▸ Written request: Without the pictures, print each of the records below exactly as it appears.

[Source records]

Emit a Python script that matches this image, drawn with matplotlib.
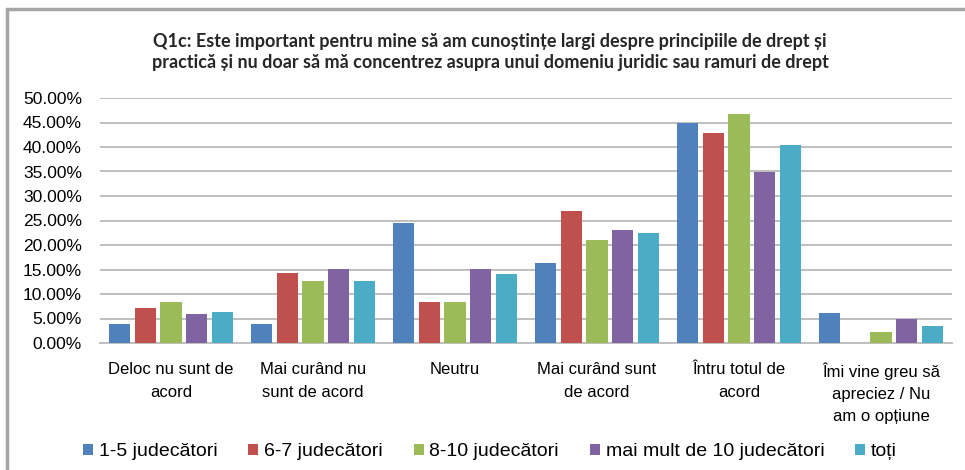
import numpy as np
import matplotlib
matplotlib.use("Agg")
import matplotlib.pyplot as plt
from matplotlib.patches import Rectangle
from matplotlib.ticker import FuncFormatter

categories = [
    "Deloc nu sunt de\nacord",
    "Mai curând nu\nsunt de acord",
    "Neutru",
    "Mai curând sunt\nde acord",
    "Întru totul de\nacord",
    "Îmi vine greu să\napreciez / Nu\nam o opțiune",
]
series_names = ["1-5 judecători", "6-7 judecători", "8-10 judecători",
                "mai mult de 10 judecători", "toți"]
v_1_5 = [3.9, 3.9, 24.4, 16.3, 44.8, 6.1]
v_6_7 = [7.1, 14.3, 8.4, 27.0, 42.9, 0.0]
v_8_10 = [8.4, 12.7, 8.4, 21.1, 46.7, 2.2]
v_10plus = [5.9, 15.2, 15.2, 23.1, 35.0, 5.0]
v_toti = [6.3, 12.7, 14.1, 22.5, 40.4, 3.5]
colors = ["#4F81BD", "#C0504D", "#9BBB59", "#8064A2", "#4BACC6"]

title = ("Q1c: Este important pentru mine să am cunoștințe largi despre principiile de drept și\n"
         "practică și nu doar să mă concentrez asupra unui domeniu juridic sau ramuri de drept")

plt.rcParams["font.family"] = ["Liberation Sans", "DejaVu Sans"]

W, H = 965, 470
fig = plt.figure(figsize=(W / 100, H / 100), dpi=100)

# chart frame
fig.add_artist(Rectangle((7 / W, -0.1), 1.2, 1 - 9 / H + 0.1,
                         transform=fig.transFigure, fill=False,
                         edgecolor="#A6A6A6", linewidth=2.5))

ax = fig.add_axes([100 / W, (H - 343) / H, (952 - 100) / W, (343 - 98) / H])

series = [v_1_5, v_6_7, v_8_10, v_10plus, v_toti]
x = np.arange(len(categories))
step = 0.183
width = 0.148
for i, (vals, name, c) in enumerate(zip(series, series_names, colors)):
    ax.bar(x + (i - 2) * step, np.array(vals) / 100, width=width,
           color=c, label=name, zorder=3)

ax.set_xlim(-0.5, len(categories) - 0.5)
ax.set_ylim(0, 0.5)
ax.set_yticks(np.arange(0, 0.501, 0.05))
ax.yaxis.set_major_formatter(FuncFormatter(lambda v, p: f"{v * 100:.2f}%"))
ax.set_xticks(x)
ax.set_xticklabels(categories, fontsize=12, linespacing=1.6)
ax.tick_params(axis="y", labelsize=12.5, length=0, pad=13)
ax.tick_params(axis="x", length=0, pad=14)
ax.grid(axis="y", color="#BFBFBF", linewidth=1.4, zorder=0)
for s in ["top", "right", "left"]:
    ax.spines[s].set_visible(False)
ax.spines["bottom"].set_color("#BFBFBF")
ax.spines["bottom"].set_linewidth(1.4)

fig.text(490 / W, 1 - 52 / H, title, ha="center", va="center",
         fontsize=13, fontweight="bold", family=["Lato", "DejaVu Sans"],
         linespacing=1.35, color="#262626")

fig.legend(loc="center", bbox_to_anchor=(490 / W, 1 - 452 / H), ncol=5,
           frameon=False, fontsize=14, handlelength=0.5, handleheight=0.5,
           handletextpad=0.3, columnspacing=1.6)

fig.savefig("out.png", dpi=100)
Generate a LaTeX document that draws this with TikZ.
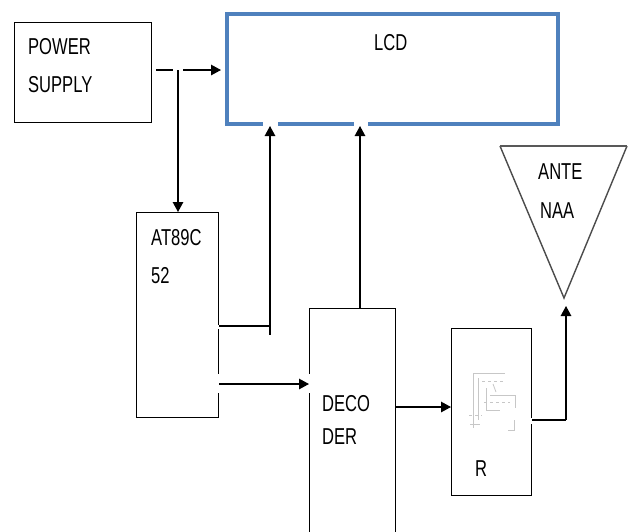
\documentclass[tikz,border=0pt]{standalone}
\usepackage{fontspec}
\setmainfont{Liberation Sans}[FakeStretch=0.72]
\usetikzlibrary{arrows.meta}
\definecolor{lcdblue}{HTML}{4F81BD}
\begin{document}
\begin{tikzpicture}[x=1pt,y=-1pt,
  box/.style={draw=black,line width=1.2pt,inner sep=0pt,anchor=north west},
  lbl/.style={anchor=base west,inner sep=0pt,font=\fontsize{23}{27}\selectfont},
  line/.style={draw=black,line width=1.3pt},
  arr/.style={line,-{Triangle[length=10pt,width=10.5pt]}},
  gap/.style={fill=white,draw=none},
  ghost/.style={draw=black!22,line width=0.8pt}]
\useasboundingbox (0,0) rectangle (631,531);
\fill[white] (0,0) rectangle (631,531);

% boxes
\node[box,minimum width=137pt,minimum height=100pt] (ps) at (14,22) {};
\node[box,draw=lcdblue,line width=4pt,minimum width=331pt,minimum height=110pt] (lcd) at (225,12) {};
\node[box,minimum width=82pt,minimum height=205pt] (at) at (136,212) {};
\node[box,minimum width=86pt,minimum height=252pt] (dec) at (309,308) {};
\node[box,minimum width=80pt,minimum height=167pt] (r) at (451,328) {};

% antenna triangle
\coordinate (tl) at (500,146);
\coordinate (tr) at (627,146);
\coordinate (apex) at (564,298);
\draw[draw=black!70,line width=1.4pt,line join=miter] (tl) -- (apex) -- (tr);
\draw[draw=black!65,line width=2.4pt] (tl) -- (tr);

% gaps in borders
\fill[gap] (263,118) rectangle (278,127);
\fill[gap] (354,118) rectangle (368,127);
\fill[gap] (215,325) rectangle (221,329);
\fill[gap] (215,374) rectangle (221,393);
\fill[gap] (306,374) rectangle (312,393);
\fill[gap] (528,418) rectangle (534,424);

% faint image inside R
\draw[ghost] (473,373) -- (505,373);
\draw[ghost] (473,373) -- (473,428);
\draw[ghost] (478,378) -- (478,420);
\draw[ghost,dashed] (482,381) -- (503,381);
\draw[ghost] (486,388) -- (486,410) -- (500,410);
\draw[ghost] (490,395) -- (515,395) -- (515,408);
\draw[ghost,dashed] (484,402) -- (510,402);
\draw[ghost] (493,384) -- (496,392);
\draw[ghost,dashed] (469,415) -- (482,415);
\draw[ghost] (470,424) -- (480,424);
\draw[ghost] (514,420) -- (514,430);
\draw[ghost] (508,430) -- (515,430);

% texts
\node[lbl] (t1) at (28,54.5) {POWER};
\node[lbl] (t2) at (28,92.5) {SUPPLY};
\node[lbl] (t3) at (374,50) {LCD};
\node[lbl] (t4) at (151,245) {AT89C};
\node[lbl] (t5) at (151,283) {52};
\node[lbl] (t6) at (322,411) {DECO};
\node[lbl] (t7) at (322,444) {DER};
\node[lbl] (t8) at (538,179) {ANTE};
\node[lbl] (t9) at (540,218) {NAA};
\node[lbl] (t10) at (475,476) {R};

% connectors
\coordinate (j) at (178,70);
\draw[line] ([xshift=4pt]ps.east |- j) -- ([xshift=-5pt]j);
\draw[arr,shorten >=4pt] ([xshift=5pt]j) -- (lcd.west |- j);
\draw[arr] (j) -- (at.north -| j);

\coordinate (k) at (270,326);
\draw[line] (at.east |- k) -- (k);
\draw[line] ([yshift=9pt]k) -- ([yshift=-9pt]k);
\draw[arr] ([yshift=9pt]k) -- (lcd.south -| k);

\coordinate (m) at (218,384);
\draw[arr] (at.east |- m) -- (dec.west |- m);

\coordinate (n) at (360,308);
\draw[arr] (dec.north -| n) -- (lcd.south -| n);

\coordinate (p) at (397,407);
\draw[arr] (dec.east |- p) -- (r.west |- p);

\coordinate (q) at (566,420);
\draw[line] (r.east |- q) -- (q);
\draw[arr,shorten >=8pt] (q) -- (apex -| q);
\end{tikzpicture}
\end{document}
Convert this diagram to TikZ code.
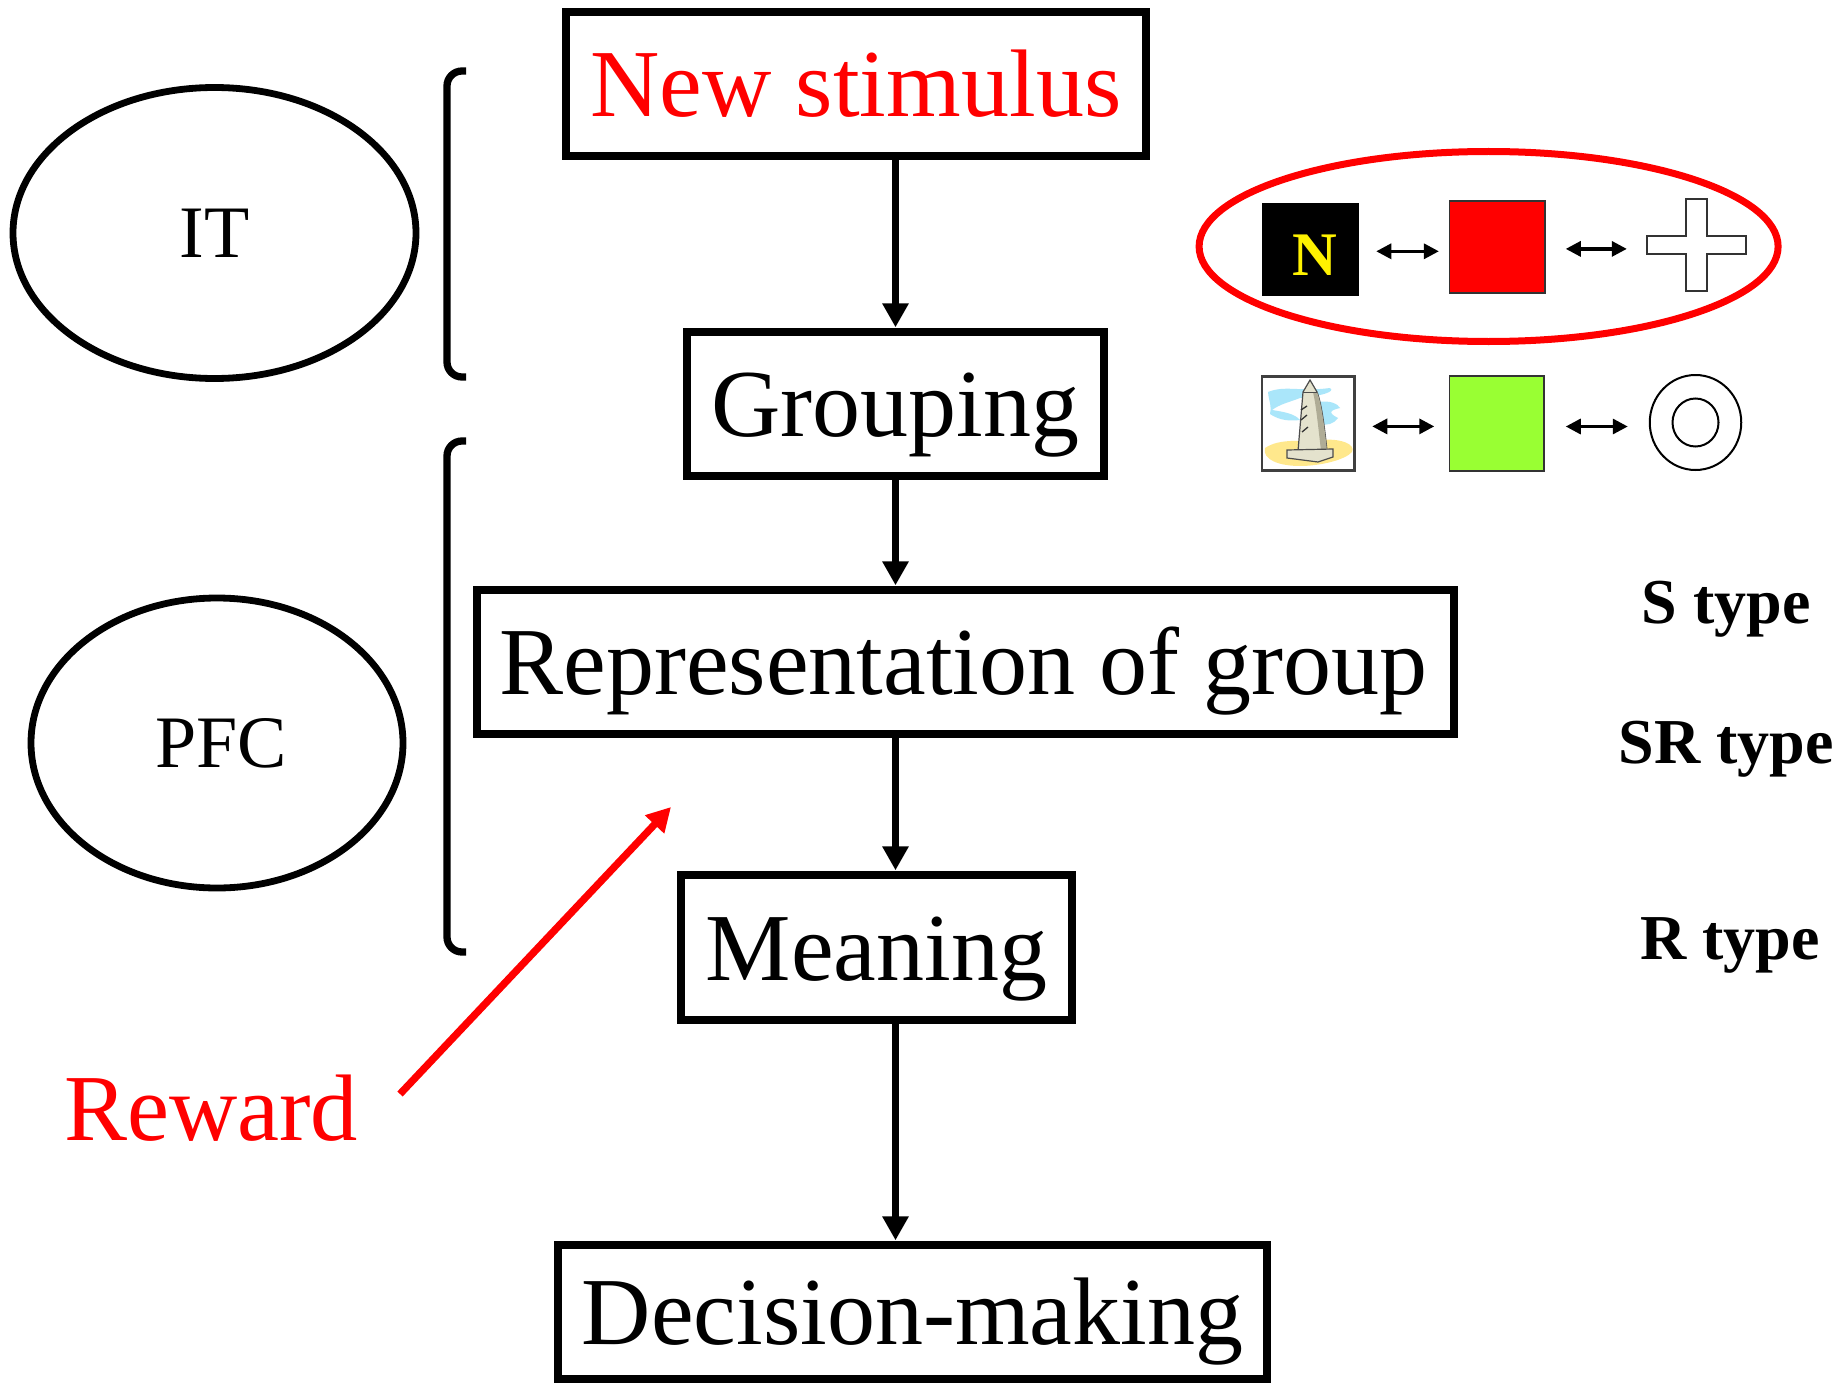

▸ Solved exercise:
Emit a Python script that matches this image, drawn with matplotlib.
import numpy as np
import matplotlib
matplotlib.use("Agg")
import matplotlib.pyplot as plt
from matplotlib.patches import Rectangle
from matplotlib.ticker import FuncFormatter

categories = [
    "Deloc nu sunt de\nacord",
    "Mai curând nu\nsunt de acord",
    "Neutru",
    "Mai curând sunt\nde acord",
    "Întru totul de\nacord",
    "Îmi vine greu să\napreciez / Nu\nam o opțiune",
]
series_names = ["1-5 judecători", "6-7 judecători", "8-10 judecători",
                "mai mult de 10 judecători", "toți"]
v_1_5 = [3.9, 3.9, 24.4, 16.3, 44.8, 6.1]
v_6_7 = [7.1, 14.3, 8.4, 27.0, 42.9, 0.0]
v_8_10 = [8.4, 12.7, 8.4, 21.1, 46.7, 2.2]
v_10plus = [5.9, 15.2, 15.2, 23.1, 35.0, 5.0]
v_toti = [6.3, 12.7, 14.1, 22.5, 40.4, 3.5]
colors = ["#4F81BD", "#C0504D", "#9BBB59", "#8064A2", "#4BACC6"]

title = ("Q1c: Este important pentru mine să am cunoștințe largi despre principiile de drept și\n"
         "practică și nu doar să mă concentrez asupra unui domeniu juridic sau ramuri de drept")

plt.rcParams["font.family"] = ["Liberation Sans", "DejaVu Sans"]

W, H = 965, 470
fig = plt.figure(figsize=(W / 100, H / 100), dpi=100)

# chart frame
fig.add_artist(Rectangle((7 / W, -0.1), 1.2, 1 - 9 / H + 0.1,
                         transform=fig.transFigure, fill=False,
                         edgecolor="#A6A6A6", linewidth=2.5))

ax = fig.add_axes([100 / W, (H - 343) / H, (952 - 100) / W, (343 - 98) / H])

series = [v_1_5, v_6_7, v_8_10, v_10plus, v_toti]
x = np.arange(len(categories))
step = 0.183
width = 0.148
for i, (vals, name, c) in enumerate(zip(series, series_names, colors)):
    ax.bar(x + (i - 2) * step, np.array(vals) / 100, width=width,
           color=c, label=name, zorder=3)

ax.set_xlim(-0.5, len(categories) - 0.5)
ax.set_ylim(0, 0.5)
ax.set_yticks(np.arange(0, 0.501, 0.05))
ax.yaxis.set_major_formatter(FuncFormatter(lambda v, p: f"{v * 100:.2f}%"))
ax.set_xticks(x)
ax.set_xticklabels(categories, fontsize=12, linespacing=1.6)
ax.tick_params(axis="y", labelsize=12.5, length=0, pad=13)
ax.tick_params(axis="x", length=0, pad=14)
ax.grid(axis="y", color="#BFBFBF", linewidth=1.4, zorder=0)
for s in ["top", "right", "left"]:
    ax.spines[s].set_visible(False)
ax.spines["bottom"].set_color("#BFBFBF")
ax.spines["bottom"].set_linewidth(1.4)

fig.text(490 / W, 1 - 52 / H, title, ha="center", va="center",
         fontsize=13, fontweight="bold", family=["Lato", "DejaVu Sans"],
         linespacing=1.35, color="#262626")

fig.legend(loc="center", bbox_to_anchor=(490 / W, 1 - 452 / H), ncol=5,
           frameon=False, fontsize=14, handlelength=0.5, handleheight=0.5,
           handletextpad=0.3, columnspacing=1.6)

fig.savefig("out.png", dpi=100)
Generate a LaTeX document that draws this with TikZ.
\documentclass[tikz,border=0pt]{standalone}
\usepackage{fontspec}
\setmainfont{Liberation Sans}[FakeStretch=0.72]
\usetikzlibrary{arrows.meta}
\definecolor{lcdblue}{HTML}{4F81BD}
\begin{document}
\begin{tikzpicture}[x=1pt,y=-1pt,
  box/.style={draw=black,line width=1.2pt,inner sep=0pt,anchor=north west},
  lbl/.style={anchor=base west,inner sep=0pt,font=\fontsize{23}{27}\selectfont},
  line/.style={draw=black,line width=1.3pt},
  arr/.style={line,-{Triangle[length=10pt,width=10.5pt]}},
  gap/.style={fill=white,draw=none},
  ghost/.style={draw=black!22,line width=0.8pt}]
\useasboundingbox (0,0) rectangle (631,531);
\fill[white] (0,0) rectangle (631,531);

% boxes
\node[box,minimum width=137pt,minimum height=100pt] (ps) at (14,22) {};
\node[box,draw=lcdblue,line width=4pt,minimum width=331pt,minimum height=110pt] (lcd) at (225,12) {};
\node[box,minimum width=82pt,minimum height=205pt] (at) at (136,212) {};
\node[box,minimum width=86pt,minimum height=252pt] (dec) at (309,308) {};
\node[box,minimum width=80pt,minimum height=167pt] (r) at (451,328) {};

% antenna triangle
\coordinate (tl) at (500,146);
\coordinate (tr) at (627,146);
\coordinate (apex) at (564,298);
\draw[draw=black!70,line width=1.4pt,line join=miter] (tl) -- (apex) -- (tr);
\draw[draw=black!65,line width=2.4pt] (tl) -- (tr);

% gaps in borders
\fill[gap] (263,118) rectangle (278,127);
\fill[gap] (354,118) rectangle (368,127);
\fill[gap] (215,325) rectangle (221,329);
\fill[gap] (215,374) rectangle (221,393);
\fill[gap] (306,374) rectangle (312,393);
\fill[gap] (528,418) rectangle (534,424);

% faint image inside R
\draw[ghost] (473,373) -- (505,373);
\draw[ghost] (473,373) -- (473,428);
\draw[ghost] (478,378) -- (478,420);
\draw[ghost,dashed] (482,381) -- (503,381);
\draw[ghost] (486,388) -- (486,410) -- (500,410);
\draw[ghost] (490,395) -- (515,395) -- (515,408);
\draw[ghost,dashed] (484,402) -- (510,402);
\draw[ghost] (493,384) -- (496,392);
\draw[ghost,dashed] (469,415) -- (482,415);
\draw[ghost] (470,424) -- (480,424);
\draw[ghost] (514,420) -- (514,430);
\draw[ghost] (508,430) -- (515,430);

% texts
\node[lbl] (t1) at (28,54.5) {POWER};
\node[lbl] (t2) at (28,92.5) {SUPPLY};
\node[lbl] (t3) at (374,50) {LCD};
\node[lbl] (t4) at (151,245) {AT89C};
\node[lbl] (t5) at (151,283) {52};
\node[lbl] (t6) at (322,411) {DECO};
\node[lbl] (t7) at (322,444) {DER};
\node[lbl] (t8) at (538,179) {ANTE};
\node[lbl] (t9) at (540,218) {NAA};
\node[lbl] (t10) at (475,476) {R};

% connectors
\coordinate (j) at (178,70);
\draw[line] ([xshift=4pt]ps.east |- j) -- ([xshift=-5pt]j);
\draw[arr,shorten >=4pt] ([xshift=5pt]j) -- (lcd.west |- j);
\draw[arr] (j) -- (at.north -| j);

\coordinate (k) at (270,326);
\draw[line] (at.east |- k) -- (k);
\draw[line] ([yshift=9pt]k) -- ([yshift=-9pt]k);
\draw[arr] ([yshift=9pt]k) -- (lcd.south -| k);

\coordinate (m) at (218,384);
\draw[arr] (at.east |- m) -- (dec.west |- m);

\coordinate (n) at (360,308);
\draw[arr] (dec.north -| n) -- (lcd.south -| n);

\coordinate (p) at (397,407);
\draw[arr] (dec.east |- p) -- (r.west |- p);

\coordinate (q) at (566,420);
\draw[line] (r.east |- q) -- (q);
\draw[arr,shorten >=8pt] (q) -- (apex -| q);
\end{tikzpicture}
\end{document}
Convert this diagram to TikZ code.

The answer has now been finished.